Global oil demand growth will trickle nearly to a halt in the coming years and peak this decade, according to the International Energy Agency, with Chinese consumption set to slow down after an initial pent-up recovery.
“The shift to a clean energy economy is picking up pace, with a peak in global oil demand in sight before the end of this decade as electric vehicles, energy efficiency and other technologies advance,” IEA Executive Director Fatih Birol said in a statement, CNBC reported.
In its latest medium-term market report, published on Wednesday, the agency forecasts that global oil demand under current market and policy conditions will rise by 6% from 2022 to reach 105.7 million barrels per day in 2028 on the back of the petrochemical and aviation sectors.

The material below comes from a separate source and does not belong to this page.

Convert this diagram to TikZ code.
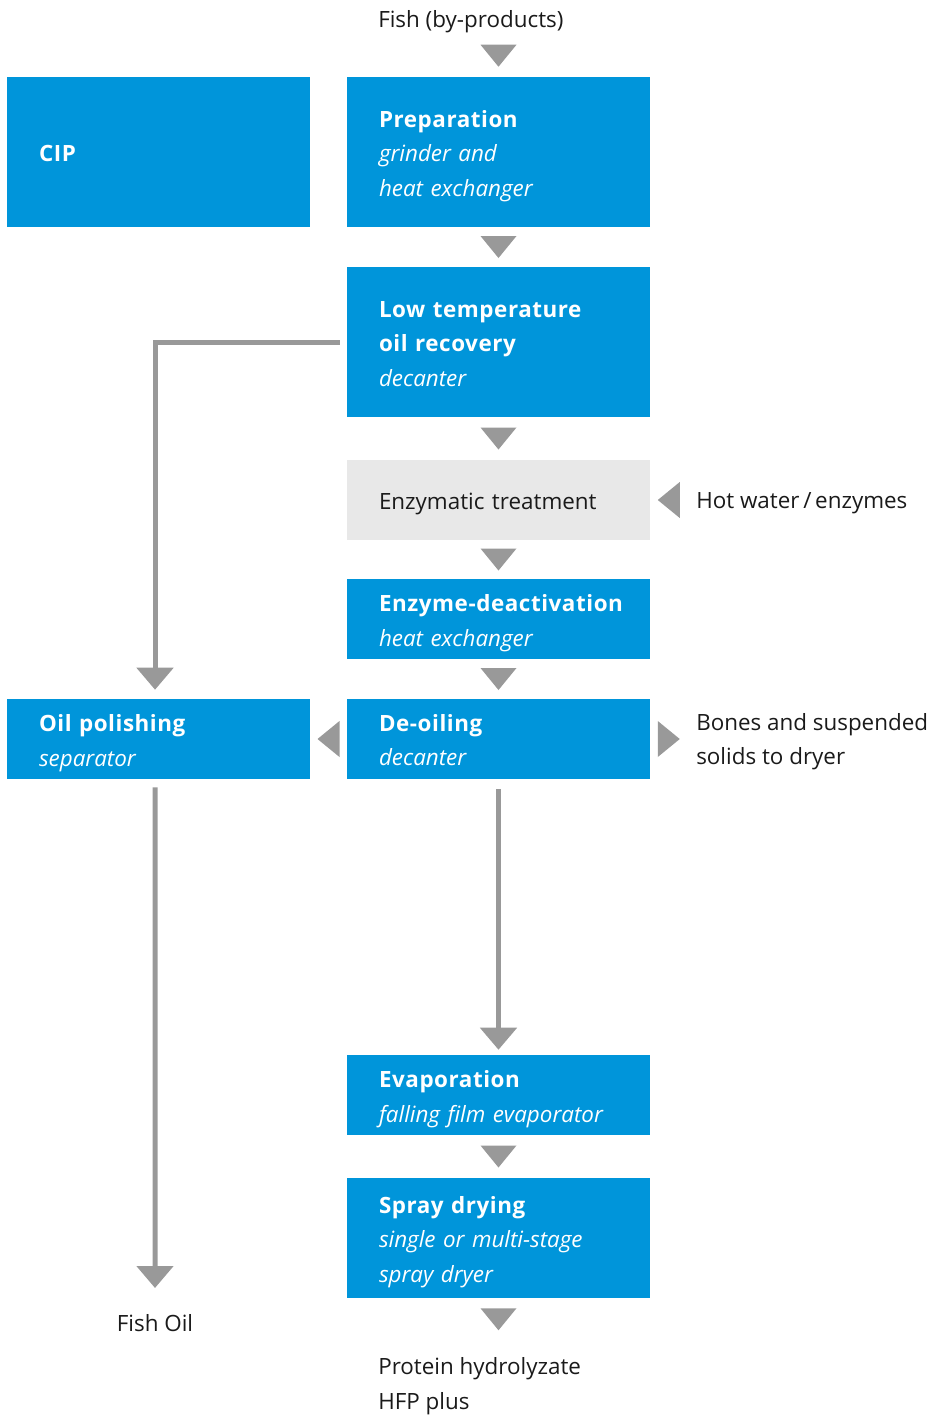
\documentclass[tikz,border=0pt]{standalone}
\usepackage{fontspec}
\setmainfont{Open Sans}[BoldFeatures={LetterSpace=2.5}]
\usetikzlibrary{arrows.meta,calc}
\definecolor{boxblue}{HTML}{0095DA}
\definecolor{arrgray}{HTML}{999999}
\definecolor{lightbox}{HTML}{E8E8E8}
\definecolor{txt}{HTML}{1A1A1A}
\newcommand\tdown[1]{\fill[arrgray] ($#1+(-18,-11)$) -- ($#1+(18,-11)$) -- ($#1+(0,11)$) -- cycle;}
\newcommand\tleft[1]{\fill[arrgray] ($#1+(11,-18)$) -- ($#1+(11,18)$) -- ($#1+(-11,0)$) -- cycle;}
\newcommand\tright[1]{\fill[arrgray] ($#1+(-11,-18)$) -- ($#1+(-11,18)$) -- ($#1+(11,0)$) -- cycle;}
\begin{document}
\begin{tikzpicture}[x=0.75pt,y=-0.75pt,
  every node/.style={font=\fontsize{16.8}{25.9}\selectfont},
  boxdrop/.style={execute at begin node={\rule{0pt}{#1}}},
  boxlift/.style={execute at end node={\rule[-#1]{0pt}{#1}}},
  box/.style={fill=boxblue,text=white,minimum width=227.25pt,text width=179.25pt,
    inner xsep=24pt,inner ysep=0pt,align=left,anchor=center,boxdrop=19pt},
  graybox/.style={box,fill=lightbox,text=txt},
  lbl/.style={text=txt,inner sep=0pt,align=left},
  conn/.style={draw=arrgray,line width=3.75pt,-{Triangle[width=27pt,length=16.5pt]}}
]
\useasboundingbox (0,0) rectangle (928,1415);

% boxes
\node[box,minimum height=112.5pt,boxlift=4.5pt] (cip) at (158.5,152) {\textbf{CIP}};
\node[box,minimum height=112.5pt] (prep) at (498.5,152)
  {\textbf{Preparation}\\\textit{grinder and}\\\textit{heat exchanger}};
\node[box,minimum height=112.5pt,boxlift=4.5pt] (low) at (498.5,342)
  {\textbf{Low temperature}\\\textbf{oil recovery}\\\textit{decanter}};
\node[graybox,minimum height=60pt] (enz) at (498.5,500) {Enzymatic treatment};
\node[box,minimum height=60pt] (deact) at (498.5,619)
  {\mbox{\textbf{Enzyme-deactivation}}\\\textit{heat exchanger}};
\node[box,minimum height=60pt] (oil) at (158.5,739)
  {\textbf{Oil polishing}\\\textit{separator}};
\node[box,minimum height=60pt,boxlift=4.5pt] (deoil) at (498.5,739)
  {\textbf{De-oiling}\\\textit{decanter}};
\node[box,minimum height=60pt] (evap) at (498.5,1095)
  {\textbf{Evaporation}\\\textit{falling film evaporator}};
\node[box,minimum height=90pt] (spray) at (498.5,1238)
  {\textbf{Spray drying}\\\textit{single or multi-stage}\\\textit{spray dryer}};

% labels
\node[lbl,anchor=west] (fish) at (378,22) {Fish (by-products)};
\node[lbl,anchor=west] (hot) at (696,503) {Hot water\,/\,enzymes};
\node[lbl,anchor=west] (bones) at (696,741.5) {Bones and suspended\\solids to dryer};
\node[lbl] (fishoil) at (155,1323) {Fish Oil};
\node[lbl,anchor=west] (protein) at (378,1386) {Protein hydrolyzate\\HFP plus};
\coordinate (oilend) at (155,1288);

% triangles
\tdown{(prep.north)+(0,-21)}
\tdown{($(prep.south)!0.5!(low.north)$)}
\tdown{($(low.south)!0.5!(enz.north)$)}
\tdown{($(enz.south)!0.5!(deact.north)$)}
\tdown{($(deact.south)!0.5!(deoil.north)$)}
\tdown{($(evap.south)!0.5!(spray.north)$)}
\tdown{(spray.south)+(0,21)}
\tleft{($(oil.east)!0.5!(deoil.west)$)}
\tright{(deoil.east)+(18.5,0)}
\tleft{(enz.east)+(18.5,0)}

% connectors
\draw[conn] ([xshift=-5.25pt]low.west) -| ([xshift=-2.6pt,yshift=6.75pt]oil.north);
\draw[conn] ([xshift=-2.6pt,yshift=-6pt]oil.south) -- (oilend);
\draw[conn] ([yshift=-7.5pt]deoil.south) -- ([yshift=3.75pt]evap.north);
\end{tikzpicture}
\end{document}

Annual demand growth, however, will thin down from 2.4 million barrels per day this year to 400,000 barrels per day in 2028.

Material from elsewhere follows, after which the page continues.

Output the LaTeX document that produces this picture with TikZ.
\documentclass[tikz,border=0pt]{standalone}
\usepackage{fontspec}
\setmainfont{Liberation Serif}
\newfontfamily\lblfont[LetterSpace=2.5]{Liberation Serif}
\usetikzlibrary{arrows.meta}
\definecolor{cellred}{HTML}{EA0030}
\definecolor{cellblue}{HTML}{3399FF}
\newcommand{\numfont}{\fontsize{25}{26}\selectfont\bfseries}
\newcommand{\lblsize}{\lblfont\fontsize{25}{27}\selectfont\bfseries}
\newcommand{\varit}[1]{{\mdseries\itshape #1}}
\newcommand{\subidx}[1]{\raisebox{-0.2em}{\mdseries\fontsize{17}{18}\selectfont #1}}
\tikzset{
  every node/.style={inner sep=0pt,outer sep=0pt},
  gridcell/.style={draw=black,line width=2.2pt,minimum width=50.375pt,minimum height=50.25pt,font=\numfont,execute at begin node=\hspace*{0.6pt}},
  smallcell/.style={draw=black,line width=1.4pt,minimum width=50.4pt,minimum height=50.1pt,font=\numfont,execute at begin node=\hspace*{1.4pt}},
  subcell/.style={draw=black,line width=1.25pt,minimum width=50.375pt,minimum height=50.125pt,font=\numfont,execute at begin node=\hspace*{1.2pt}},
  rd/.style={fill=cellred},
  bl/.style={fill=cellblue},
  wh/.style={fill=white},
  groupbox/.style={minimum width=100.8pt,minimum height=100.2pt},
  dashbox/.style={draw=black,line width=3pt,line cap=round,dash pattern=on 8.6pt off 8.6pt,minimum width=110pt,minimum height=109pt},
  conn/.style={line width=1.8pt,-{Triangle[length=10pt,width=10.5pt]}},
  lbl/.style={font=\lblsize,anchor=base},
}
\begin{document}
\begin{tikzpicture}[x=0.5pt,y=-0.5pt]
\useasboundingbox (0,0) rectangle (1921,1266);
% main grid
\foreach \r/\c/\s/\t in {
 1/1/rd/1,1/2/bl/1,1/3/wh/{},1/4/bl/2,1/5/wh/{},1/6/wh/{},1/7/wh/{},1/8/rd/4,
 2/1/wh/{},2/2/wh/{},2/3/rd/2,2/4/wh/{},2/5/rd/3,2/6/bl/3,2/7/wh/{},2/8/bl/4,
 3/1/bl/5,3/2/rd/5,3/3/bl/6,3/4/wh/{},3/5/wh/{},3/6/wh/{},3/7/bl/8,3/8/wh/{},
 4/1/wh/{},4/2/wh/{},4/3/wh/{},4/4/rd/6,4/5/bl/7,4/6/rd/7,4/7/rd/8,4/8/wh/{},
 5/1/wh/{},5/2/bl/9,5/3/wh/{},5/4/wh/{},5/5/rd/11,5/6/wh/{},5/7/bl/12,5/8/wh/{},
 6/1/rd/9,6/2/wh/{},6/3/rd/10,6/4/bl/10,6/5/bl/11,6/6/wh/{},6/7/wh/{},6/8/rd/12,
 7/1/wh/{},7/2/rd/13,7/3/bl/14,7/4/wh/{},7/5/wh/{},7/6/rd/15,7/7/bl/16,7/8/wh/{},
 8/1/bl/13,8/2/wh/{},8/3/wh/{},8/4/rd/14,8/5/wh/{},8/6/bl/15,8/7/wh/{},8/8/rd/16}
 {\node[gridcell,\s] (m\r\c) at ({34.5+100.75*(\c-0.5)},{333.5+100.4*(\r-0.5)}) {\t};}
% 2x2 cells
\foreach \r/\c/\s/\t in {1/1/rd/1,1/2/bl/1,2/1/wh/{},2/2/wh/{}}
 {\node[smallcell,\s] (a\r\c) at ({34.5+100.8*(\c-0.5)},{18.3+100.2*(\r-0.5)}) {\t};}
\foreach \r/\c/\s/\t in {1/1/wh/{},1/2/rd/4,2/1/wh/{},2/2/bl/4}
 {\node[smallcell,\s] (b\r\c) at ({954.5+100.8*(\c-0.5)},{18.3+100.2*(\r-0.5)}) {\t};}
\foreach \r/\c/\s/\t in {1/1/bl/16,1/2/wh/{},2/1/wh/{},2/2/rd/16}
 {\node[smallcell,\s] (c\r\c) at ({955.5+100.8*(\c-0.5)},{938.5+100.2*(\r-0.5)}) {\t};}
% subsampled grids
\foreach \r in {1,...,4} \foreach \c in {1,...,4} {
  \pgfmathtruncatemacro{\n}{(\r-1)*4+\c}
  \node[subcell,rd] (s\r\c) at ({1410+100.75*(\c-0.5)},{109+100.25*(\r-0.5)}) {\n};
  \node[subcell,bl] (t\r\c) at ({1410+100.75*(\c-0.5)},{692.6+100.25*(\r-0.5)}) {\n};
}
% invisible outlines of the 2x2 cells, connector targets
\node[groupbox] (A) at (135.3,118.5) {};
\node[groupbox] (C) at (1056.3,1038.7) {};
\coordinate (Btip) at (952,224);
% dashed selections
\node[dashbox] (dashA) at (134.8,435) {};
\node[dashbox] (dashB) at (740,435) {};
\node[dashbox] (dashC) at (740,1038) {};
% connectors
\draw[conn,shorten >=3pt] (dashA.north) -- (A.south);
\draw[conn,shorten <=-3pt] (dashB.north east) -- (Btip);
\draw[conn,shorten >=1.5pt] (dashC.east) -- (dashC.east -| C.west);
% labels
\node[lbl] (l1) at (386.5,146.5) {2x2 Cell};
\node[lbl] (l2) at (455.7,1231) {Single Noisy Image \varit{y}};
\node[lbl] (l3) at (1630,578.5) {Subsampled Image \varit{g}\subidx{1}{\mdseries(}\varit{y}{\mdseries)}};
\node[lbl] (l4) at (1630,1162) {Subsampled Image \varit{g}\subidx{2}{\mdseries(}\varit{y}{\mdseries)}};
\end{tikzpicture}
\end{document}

“The downturn in advanced economies renders the global outlook even more dependent on China’s post-Covid pandemic reopening being able to maintain its early momentum, which should eventually lift global trade and manufacturing,” the agency said, while stressing Beijing’s “pent-up” consumption will peak mid-2023 after a 1.5 million-barrels-per-day rebound but lose momentum to just an average 290,000 barrels per day year-on-year from 2024 to 2028.